Опасения матери насчет здоровья Климса не оправдались. То ли таблетки помогли, то ли травы, то ли еще что, но ни о какой эпилепсии и фотозависимости и речи не было. Более того, если раньше он боялся света и даже в пасмурные дни выходил из дома в темных очках, то сейчас ему не хватало света. Климс и днем включал дома лампы, а заснуть без ночника и вовсе не мог. Свет стал чуть ли не главной и болезненной его потребностью. Свет мучил его, но без света он начинал задыхаться. Иногда он жалел о том, что в душе человеческой нельзя зажечь огонь, чтобы осветить все углы и закоулки и выжечь тьму. Жалел об этом и боялся этого.
Сон его был недолгим. Он проснулся от шума в спальне.

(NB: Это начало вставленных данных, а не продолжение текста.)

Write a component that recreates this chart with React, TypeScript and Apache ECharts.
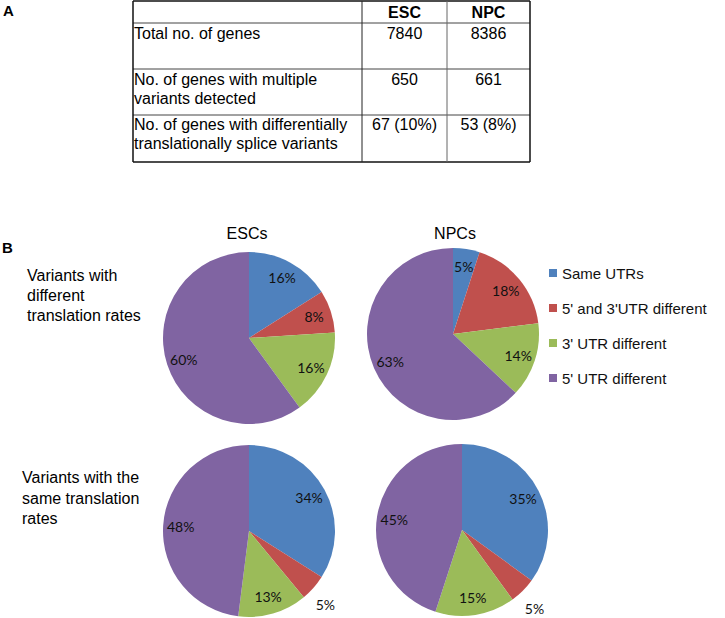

Мать кашляла, потом долго щелкала зажигалкой, наконец крикнула:
- А что это такое, Витя? Коробка откуда?
- Тебе, наверное, - откликнулся Климс, лениво натягивая штаны. – Под дверью стояла.
- Под дверью?
- Да ты открой. Может, там подарок.
Скрипнула кровать, мать чертыхнулась.
Климс направился в ванную, взялся за ручку двери, и в это миг в спальне грохнул взрыв. Климс присел от испуга, потом бросился в спальню.
В полутемной комнате пахло перегоревшим тротилом, стол был перевернут, стена изрешечена осколками, белье на постели забрызгано чем-то темным, на полу бились рыбки из аквариума, из выбитого окна тянуло прохладой, в углу лежала мать.
Климс не мог тронуться с места. Он почувствовал себя вдруг одиноким, преданным и омерзительным, как Иисус Христос, он задыхался, и хотелось ему сейчас только одного – света, света, черт возьми, света, а больше ничего ему не хотелось, ничего…
По вечерам Анечка Бодо считала шаги. К ее матери Полине, которую подруги и соседи звали Пристипомой (она торговала на рынке мороженой рыбой), почти каждый вечер заявлялись ухажеры, и девочку отправляли погулять. Она гуляла в коридоре — в длинном широком ущелье, загроможденном велосипедами, черно-белыми телевизорами и старыми шкафами, — соседи по коммуналке хранили ненужные, но полезные вещи. Анечка ходила взад-вперед по коридору, считая шаги, останавливаясь иногда перед дверями, переминаясь с ноги на ногу и снова пускаясь в путь, потому что стоять на месте было труднее, чем ходить.